As the markets turn more bearish on the EURUSD, what with institutional banks now talking about revising their longer term forecasts for EURUSD to reach parity (where 1 Euro = 1 US Dollar), this week’s economic releases might just turn the gears on the bearish EURUSD declines which we have seen in the past few months.
European Court of Justice ruling on ECB’s OMT
The first risk comes from Europe, in terms of the European Court of Justice ruling on the ECB’s previous bond buying program, the OMT or Outright Monetary Transactions. At the core of the ruling is the question on the legality of the European Central Bank to dip its hands into purchasing sovereign bond purchases and thus questioning its mandate. The German Constitutional Court as was previously tasked with the issue which then passed it over to the ECJ or the European Court of Justice, which is expected to weigh its thoughts on the issue of bond purchases on 14th January.
A ruling terming it illegal or outside the bounds of the ECB’s mandate could mean that Draghi and team will have to circumvent the legal obstacles in order to find alternatives to direct purchases of the Eurozone sovereign bonds. Whereas should the ECJ rule the OMT as legal and within the ECB’s mandate, expect the QE to be a done deal with absolute certainty.
It is therefore obvious to note that the outcome of the court ruling could swing the EURUSD either ways.
Come Friday and the US Bureau of Labor Statistics will be releasing the December CPI numbers. Consensus points to a negative dip of -0.3% on the headline CPI. So far, the US Dollar’s rally has been largely due to speculative bets on the Federal Reserve’s interest rate hikes, one that was kicked further down the road after April 2015, as revealed by the December FOMC meeting minutes.
A negative inflation print will most likely raise some alarm bells, especially considering that inflation has largely slowed down since the past couple of months, while at one point, CPI dipped to -0.2% for the month of September 2014.

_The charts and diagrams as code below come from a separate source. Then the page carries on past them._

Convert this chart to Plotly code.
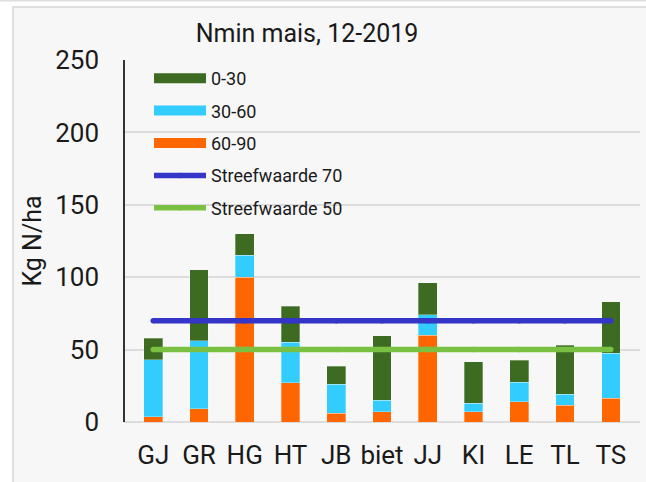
import plotly.graph_objects as go

categories = ["GJ", "GR", "HG", "HT", "JB", "biet", "JJ", "KI", "LE", "TL", "TS"]
layer_0_30 = [15, 49, 15, 25, 12.5, 44.5, 22, 28.5, 15, 34, 35.5]
layer_30_60 = [39.5, 47, 15, 28, 20, 8, 14, 6, 13.5, 7.5, 31]
layer_60_90 = [3.5, 9, 100, 27, 6, 7, 60, 7, 14, 11.5, 16.5]
streef_70 = [70] * len(categories)
streef_50 = [50] * len(categories)
y_ticks = [0, 50, 100, 150, 200, 250]

C_GREEN = "#3d6b22"
C_CYAN = "#33ccff"
C_ORANGE = "#ff6600"
C_BLUE = "#3535c8"
C_LGREEN = "#7ac143"

W, H = 646, 482
ML, MR, MT, MB = 124, 6, 60, 60
PW, PH = W - ML - MR, H - MT - MB

def px(x):
    return (x - ML) / PW

def py(y):
    return 1 - (y - MT) / PH

fig = go.Figure()
# stacked bars (bottom first)
for name, vals, col in [("60-90", layer_60_90, C_ORANGE),
                        ("30-60", layer_30_60, C_CYAN),
                        ("0-30", layer_0_30, C_GREEN)]:
    fig.add_trace(go.Bar(x=categories, y=vals, name=name, marker_color=col,
                         marker_line=dict(width=0.6, color="rgba(255,255,255,0.5)"),
                         showlegend=False))

# legend entries for bars (wide rectangles)
for rank, (name, col) in enumerate([("0-30", C_GREEN), ("30-60", C_CYAN), ("60-90", C_ORANGE)]):
    fig.add_trace(go.Scatter(x=[None], y=[None], mode="lines", name=name,
                             line=dict(color=col, width=10), legendrank=rank + 1,
                             legendgroup=name, hoverinfo="skip"))

fig.add_trace(go.Scatter(x=categories, y=streef_70, mode="lines+markers", name="Streefwaarde 70",
                         line=dict(color=C_BLUE, width=5.5),
                         marker=dict(color=C_BLUE, size=5.5, line_width=0),
                         legendrank=4, legendgroup="s70"))
fig.add_trace(go.Scatter(x=categories, y=streef_50, mode="lines+markers", name="Streefwaarde 50",
                         line=dict(color=C_LGREEN, width=5.5),
                         marker=dict(color=C_LGREEN, size=5.5, line_width=0),
                         legendrank=5, legendgroup="s50"))

shapes = [
    dict(type="rect", xref="paper", yref="paper", x0=px(0), x1=px(12), y0=py(H), y1=py(0),
         fillcolor="white", line_width=0, layer="below"),
    dict(type="rect", xref="paper", yref="paper", x0=px(0), x1=px(W), y0=py(6), y1=py(0),
         fillcolor="white", line_width=0, layer="below"),
    dict(type="rect", xref="paper", yref="paper", x0=px(0), x1=px(W), y0=py(1.5), y1=py(0),
         fillcolor="#dedede", line_width=0, layer="below"),
    dict(type="rect", xref="paper", yref="paper", x0=px(12), x1=px(W), y0=py(8), y1=py(6),
         fillcolor="#dedede", line_width=0, layer="below"),
    dict(type="rect", xref="paper", yref="paper", x0=px(12), x1=px(14), y0=py(H), y1=py(6),
         fillcolor="#dedede", line_width=0, layer="below"),
]

fig.update_layout(
    width=W, height=H,
    margin=dict(l=ML, r=MR, t=MT, b=MB, pad=0),
    paper_bgcolor="#f7f7f7", plot_bgcolor="#f7f7f7",
    barmode="stack", bargap=0.595,
    font=dict(family="Roboto", color="#1a1a1a"),
    title=dict(text="Nmin mais, 12-2019", x=px(307), xref="paper", xanchor="center",
               y=1 - 33 / H, yanchor="middle", font=dict(size=25, color="#1a1a1a")),
    xaxis=dict(type="category", tickfont=dict(size=26), showgrid=False, showline=False,
               zeroline=False, ticks="", ticklabelstandoff=15),
    yaxis=dict(range=[0, 250], tickvals=y_ticks, tickfont=dict(size=26),
               showgrid=True, gridcolor="#dcdcdc", gridwidth=1.5,
               zeroline=True, zerolinecolor="#dcdcdc", zerolinewidth=1.5,
               showline=False, ticks="", ticklabelstandoff=24,
               title=dict(text="Kg N/ha", font=dict(size=25), standoff=6)),
    legend=dict(x=px(149), y=py(60), xanchor="left", yanchor="top",
                bgcolor="rgba(0,0,0,0)", font=dict(size=18, color="#1a1a1a"),
                itemwidth=52, traceorder="grouped", tracegroupgap=6),
    shapes=shapes + [
        dict(type="line", xref="paper", yref="paper", x0=0, x1=0, y0=0, y1=1,
             line=dict(color="#333333", width=2)),
    ],
    showlegend=True,
)

fig.write_html("out.html", config={"displayModeBar": False},
               post_script="document.body.style.margin='0';document.body.style.overflow='hidden';")
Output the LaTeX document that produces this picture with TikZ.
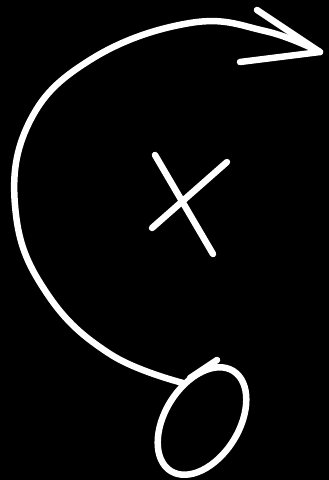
\documentclass[tikz,border=0pt]{standalone}
\usetikzlibrary{shapes.geometric}
\begin{document}
\begin{tikzpicture}[x=1pt,y=-1pt,
  chalk/.style={draw=white,line width=6.5pt,line cap=round,line join=round}]
\fill[black] (0,0) rectangle (329,480);
\useasboundingbox (0,0) rectangle (329,480);
\coordinate (start) at (183,383);
\coordinate (tip) at (320,52);
\draw[chalk] plot[smooth,tension=0.7] coordinates {(start) (110,354) (48,295) (16,215) (28,125) (90,60) (190,23) (265,31) (tip)};
\draw[chalk] (257,10) -- (tip) -- (240,62);
% X
\draw[chalk] (155,155) -- (213,254);
\draw[chalk] (227,162) -- (152,228);
% O
\node[draw=white,line width=6.5pt,ellipse,minimum width=118pt,minimum height=74pt,rotate=58,inner sep=0pt] (o) at (202,421) {};
\draw[chalk] (217,360) -- (190,378);
\end{tikzpicture}
\end{document}
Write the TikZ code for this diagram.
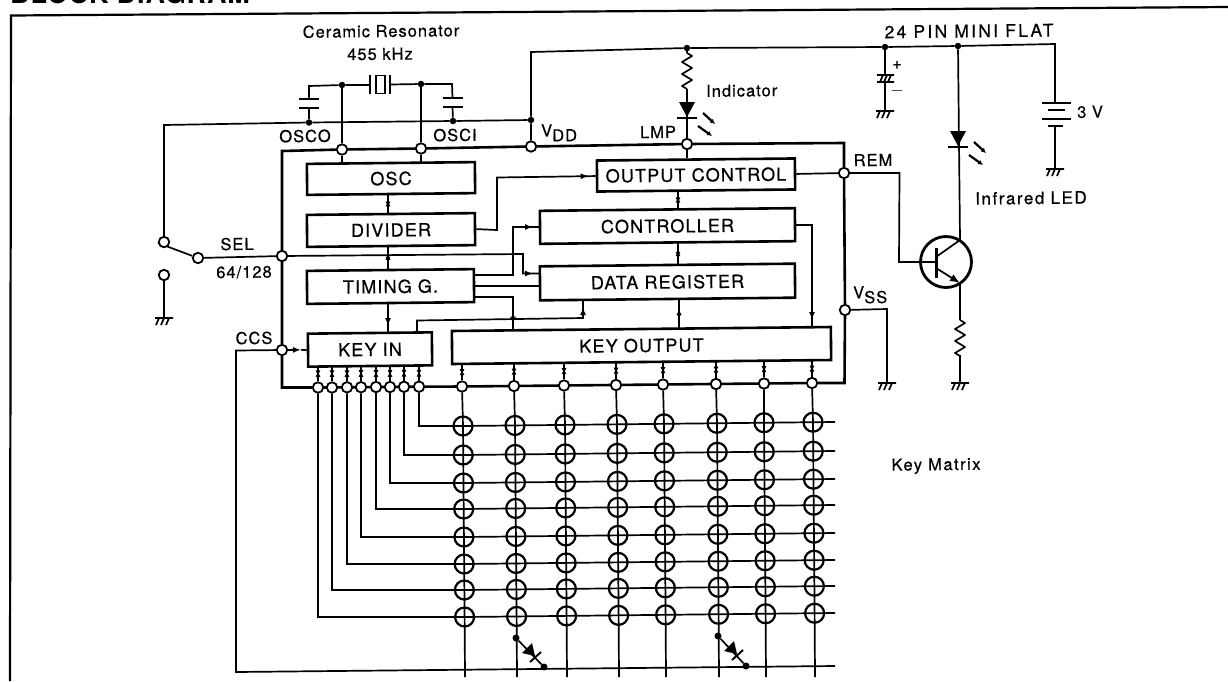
\documentclass[tikz,border=0pt]{standalone}
\usepackage{fontspec}
\setmainfont{TeX Gyre Heros}
\usetikzlibrary{arrows.meta,decorations.markings,calc}
\pgfdeclarelayer{wires}
\pgfsetlayers{wires,main}
\tikzset{
  wire/.style={line width=1.7pt,line join=miter},
  bus/.style={line width=2.6pt,line join=miter},
  boxn/.style={draw,line width=2.6pt,fill=white,inner sep=0pt,rotate=0.6,font=\fontsize{18}{20}\selectfont\addfontfeature{LetterSpace=6.5,FakeBold=0.5}},
  lab/.style={inner sep=0pt,rotate=0.6,font=\fontsize{16.5}{19}\selectfont\addfontfeature{LetterSpace=6,FakeBold=0.5}},
  jn/.style={circle,draw,fill=white,line width=1.8pt,minimum size=10.5pt,inner sep=0pt},
  dotn/.style={circle,fill=black,minimum size=6.5pt,inner sep=0pt},
  xn/.style={circle,draw,line width=2.2pt,minimum size=19pt,inner sep=0pt},
  tipA/.tip={Latex[length=8pt,width=6pt]},
  farr/.style={postaction={decorate},decoration={markings,mark=at position -7pt with {\arrow{tipA}}}},
  darr/.style={postaction={decorate},decoration={markings,
     mark=at position 0.32 with {\arrowreversed{Latex[length=6pt,width=5pt]}},
     mark=at position 0.68 with {\arrow{Latex[length=6pt,width=5pt]}}}},
  gndsym/.pic={\draw[line width=1.7pt] (-9,0)--(9,0) (-5,0)--(-8,7) (0,0)--(-3,7) (5,0)--(2,7);},
  ressym/.pic={\draw[wire,line join=round] (0,0)--(5,3)--(-5,9)--(5,15)--(-5,21)--(5,27)--(-5,33)--(0,36);},
  ledsym/.pic={\fill (-8,-15)--(8,-15)--(0,0)--cycle;
    \draw[line width=1.8pt] (-10,1)--(10,1);
    \draw[line width=2.2pt,-{Latex[length=5pt,width=5pt]}] (16,-4)--(28,7);
    \draw[line width=2.2pt,-{Latex[length=5pt,width=5pt]}] (11,9)--(25,19);},
  diodesym/.pic={\fill (16,5)--(6,15)--(19,18)--cycle;
    \draw[line width=1.9pt] (14,24)--(25,14);},
}
\begin{document}
\begin{tikzpicture}[x=1pt,y=-1pt]
\useasboundingbox (0,0) rectangle (1228,681);
% frame and title
\coordinate (fBL) at (10,681);
\coordinate (fTL) at (11,15.5);
\coordinate (fTR) at (1228,7);
\draw[line width=2.2pt] (fBL)--(fTL)--(fTR);
\node[anchor=base west,inner sep=0pt,font=\bfseries\fontsize{27}{30}\selectfont\addfontfeature{LetterSpace=3}] (title) at (10,3.5) {BLOCK DIAGRAM};
% boxes
\node[boxn,minimum width=168pt,minimum height=31pt] (osc) at (391,178.5) {OSC};
\node[boxn,minimum width=168pt,minimum height=32pt] (div) at (391,230) {DIVIDER};
\node[boxn,minimum width=167pt,minimum height=33pt] (tim) at (390.5,286.5) {TIMING G.};
\node[boxn,minimum width=124pt,minimum height=33pt] (kin) at (370,349.5) {KEY IN};
\node[boxn,minimum width=379pt,minimum height=33pt] (kout) at (641.5,345.5) {KEY OUTPUT};
\node[boxn,minimum width=198pt,minimum height=31pt] (octl) at (696,175) {OUTPUT CONTROL};
\node[boxn,minimum width=255pt,minimum height=33pt] (ctl) at (667.5,226) {CONTROLLER};
\node[boxn,minimum width=255pt,minimum height=34pt] (dreg) at (667.5,282) {DATA REGISTER};
% junctions
\node[jn] (jO) at (342,149.5) {};
\node[jn] (jI) at (421,148.5) {};
\node[jn] (jV) at (531,146.5) {};
\node[jn] (jL) at (687,144) {};
\node[jn] (jR) at (844,173) {};
\node[jn] (jS) at (845,310) {};
\node[jn] (jSel) at (282,256) {};
\node[jn] (jC) at (282,350) {};
\node[jn] (sw1) at (164,242) {};
\node[jn] (sw2) at (198,258) {};
\node[jn] (sw3) at (164,275) {};
\foreach \i/\x/\y in {1/318/387.5,2/332/387.5,3/347/387.3,4/361/387.2,5/376/387,6/390/387,7/404/386.8,8/419/386.7}
  \node[jn] (kp\i) at (\x,\y) {};
\foreach \i/\x/\y in {0/462/386.5,1/514/386,2/564/385.5,3/616/385,4/663/384.5,5/716/384,6/764/383.5,7/812/383}
  \node[jn] (kq\i) at (\x,\y) {};
% dots
\node[dotn] (dA) at (342,85) {};
\node[dotn] (dB) at (421,84) {};
\node[dotn] (dC) at (309,122.5) {};
\node[dotn] (dD) at (453,121) {};
\node[dotn] (dV) at (531,120) {};
\node[dotn] (dL) at (687,48) {};
\node[dotn] (dP) at (885,47) {};
\node[dotn] (dQ) at (958,46) {};
\node[dotn,minimum size=7pt] (dd1) at (516,638) {};
\node[dotn,minimum size=7pt] (dd2) at (544,667) {};
\node[dotn,minimum size=7pt] (dd3) at (718,636) {};
\node[dotn,minimum size=7pt] (dd4) at (746,666) {};
% matrix crossings
\def\colX{{463,515,565,617,664,717,764,813}}
\def\rowY{{426,455,483,509,537,564,590,617}}
\foreach \c in {0,...,7}\foreach \r in {0,...,7}{
  \pgfmathsetmacro{\mx}{\colX[\c]+1.6*\r/7}
  \pgfmathsetmacro{\my}{\rowY[\r]-3.8*\c/7}
  \node[xn] (m\c-\r) at (\mx,\my) {};
}
% transistor
\node[circle,draw,line width=2.8pt,minimum size=51pt,inner sep=0pt] (tr) at (946,262) {};
\coordinate (tB) at (936,262);
\coordinate (tBa) at (936,248);
\coordinate (tBb) at (936,278);
\coordinate (tCi) at (936,257);
\coordinate (tC) at (960,240);
\coordinate (tEi) at (936,268);
\coordinate (tE) at (960,283);
% crystal
\node[draw,line width=1.7pt,fill=white,minimum width=9pt,minimum height=18pt,inner sep=0pt] (xt) at (380.5,84.5) {};
% labels
\node[lab] (lCer) at (381,31) {Ceramic Resonator};
\node[lab] (l455) at (380,54) {455 kHz};
\node[lab] (lOO) at (305,136) {OSCO};
\node[lab] (lOI) at (455,135) {OSCI};
\node[lab,anchor=west] (lVD) at (541,133) {V\raisebox{-5pt}{DD}};
\node[lab] (lLMP) at (658,132) {LMP};
\node[lab,anchor=west] (lInd) at (706,91) {Indicator};
\node[lab,font=\fontsize{17.5}{20}\selectfont\addfontfeature{LetterSpace=13,FakeBold=0.5}] (l24) at (969,31) {24 PIN MINI FLAT};
\node[lab,anchor=west] (l3V) at (1077,112) {3 V};
\node[lab,font=\fontsize{17}{20}\selectfont\addfontfeature{LetterSpace=9,FakeBold=0.5}] (lIR) at (1031,198) {Infrared LED};
\node[lab] (lREM) at (873,160) {REM};
\node[lab,anchor=west] (lVS) at (853,295) {V\raisebox{-5pt}{SS}};
\node[lab] (lSEL) at (237,244) {SEL};
\node[lab] (l64) at (244,272) {64/128};
\node[lab] (lCCS) at (254,338) {CCS};
\node[lab,font=\fontsize{16.5}{19}\selectfont\addfontfeature{LetterSpace=9,FakeBold=0.5}] (lKM) at (936,466) {Key Matrix};
\node[lab] (lPl) at (897,65) {+};
\node[lab] (lMi) at (897,91) {$-$};
\begin{pgfonlayer}{wires}
% power rail and supply return
\draw[bus] (jC)--(282,151)--(jO)--(jI)--(jV)--(jL)--(844,143)--(jR)--(jS)--(844.5,383)--(kq7)--(kq0)--(kp8)--(kp1)--(282,387.5)--(jC);
\draw[wire] (dV)--(dD)--(dC)--(164,125)--(sw1);
\draw[wire] (jV)--(dV)--(531,52)--(dL)--(dP)--(dQ)--(1055,44)--(1055,103);
\draw[wire] (1055,126)--(1055,169);
\draw[line width=2pt] (1042,103)--(1071,103) (1042,119)--(1071,119);
\draw[line width=2.8pt] (1048,110)--(1065,110) (1048,126)--(1063,126);
\pic at (1055,169) {gndsym};
% electrolytic
\draw[wire] (dP)--(885,75) (885,82)--(885,111);
\draw[line width=1.8pt] (877,75)--(894,75) (877,82)--(894,82) (880,82)--(883,75) (884,82)--(887,75) (888,82)--(891,75);
\pic at (885,111) {gndsym};
% LED indicator
\draw[wire] (dL)--(687,53);
\pic at (687,53) {ressym};
\draw[wire] (687,89)--(jL);
\pic at (687,117) {ledsym};
\draw[wire] (jL)--(jL |- octl.north);
% IR LED and transistor
\draw[wire] (dQ)--(tC)--(tCi);
\pic at (958,146) {ledsym};
\draw[wire] (octl.east)--(jR)--(899.5,173)--(899,262)--(tB);
\draw[line width=3pt] (tBa)--(tBb);
\draw[wire,-{Latex[length=10pt,width=8pt]}] (tEi)--(tE);
\draw[wire] (tE)--(960,320);
\pic at (960,320) {ressym};
\draw[wire] (960,355)--(960,383);
\pic at (960,383) {gndsym};
% VSS
\draw[wire] (jS)--(887,309)--(887,383);
\pic at (887,383) {gndsym};
% oscillator
\draw[wire] (dC)--(309,108) (309,99)--(309,86)--(dA)--(370,85);
\draw[wire] (390,84.5)--(dB)--(452,84)--(452.5,98) (452.5,107)--(dD);
\draw[line width=2.2pt] (299,99)--(319,99) (299,108)--(319,108) (443,98)--(463,98) (443,107)--(463,107);
\draw[line width=2pt] (370,75)--(370,94) (390,75)--(390,94);
\draw[wire] (dA)--(jO)--(jO |- osc.north);
\draw[wire] (dB)--(jI)--(jI |- osc.north);
% block interconnect
\draw[wire,darr] (388,194)--(388,214);
\draw[wire,darr] (388,246)--(388,270.5);
\draw[wire,farr] (388,303)--(388,333);
\draw[wire,farr] (div.east)--(497,230)--(497,177.5)--(octl.west);
\draw[wire,darr] (678,190.5)--(678,209.5);
\draw[wire,darr] (678,243)--(678,265);
\draw[wire,darr] (679,299.5)--(679,329);
\draw[wire,farr] (474.5,275)--(513,275)--(513,227)--(540,227);
\draw[wire,farr] (jSel)--(523,254)--(523,273.5)--(540,273.5);
\draw[wire] (474.5,286)--(540,286);
\draw[wire,farr] (474.5,297)--(513,297)--(513,331.5);
\draw[wire,farr] (795,225)--(812,225)--(812,327);
\draw[wire,farr] (417,333)--(417,320.5)--(583,318)--(583,300);
% select switch
\draw[wire] (sw2)--(jSel);
\draw[wire] (158,243)--(sw2);
\draw[wire] (sw3)--(164,318);
\pic at (164,318) {gndsym};
% CCS
\draw[wire,-{Latex[length=8pt,width=6pt]}] (jC.east)--(301,349.8);
\draw[wire] (301,349.8)--(kin.west);
\draw[wire] (jC)--(236,350.5)--(236,672)--(835,666);
% key-in and key-out pins
\foreach \i/\x in {1/318,2/332,3/347,4/361,5/376,6/390,7/404,8/419}
  \draw[wire,darr] (kp\i)--(\x,366);
\foreach \c/\x/\y in {0/462/364,1/514/363.5,2/564/363,3/616/362.5,4/663/362,5/716/361.5,6/764/361,7/812/360.5}
  \draw[wire,darr] (kq\c)--(\x,\y);
% matrix lines
\foreach \i/\r in {1/7,2/6,3/5,4/4,5/3,6/2,7/1,8/0}{
  \pgfmathsetmacro{\ey}{\rowY[\r]-4}
  \draw[wire] (kp\i)--(kp\i |- m0-\r.center)--(m0-\r.center)--(m7-\r.center)--(835,\ey);
}
\foreach \c in {0,...,7}{
  \pgfmathsetmacro{\bx}{\colX[\c]+2}
  \draw[wire] (kq\c)--(m\c-0.center)--(m\c-7.center)--(\bx,677);
}
% key diodes
\draw[wire] (dd1)--(dd2);
\draw[wire] (dd3)--(dd4);
\pic at (dd1) {diodesym};
\pic at (dd3) {diodesym};
\end{pgfonlayer}
\end{tikzpicture}
\end{document}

A negative inflation reading will likely see a shift to a cautious approach to long positions in the Greenback as investors start to pause back and weigh the data in the larger perspective.
Technically, the EURUSD closed Friday in a bullish engulfing candlestick pattern with a large down gap pending near the 1.20 level, a psychological support level that was broken quickly followed by a rapid decline making it clear that a retest of this broken support will happen sooner than later.
Adding the technical and fundamental events together, it is well possible that we could potentially see a rebound in the EURUSD this week, should the fundamentals show any inclination of the risks outlined to the currency pair.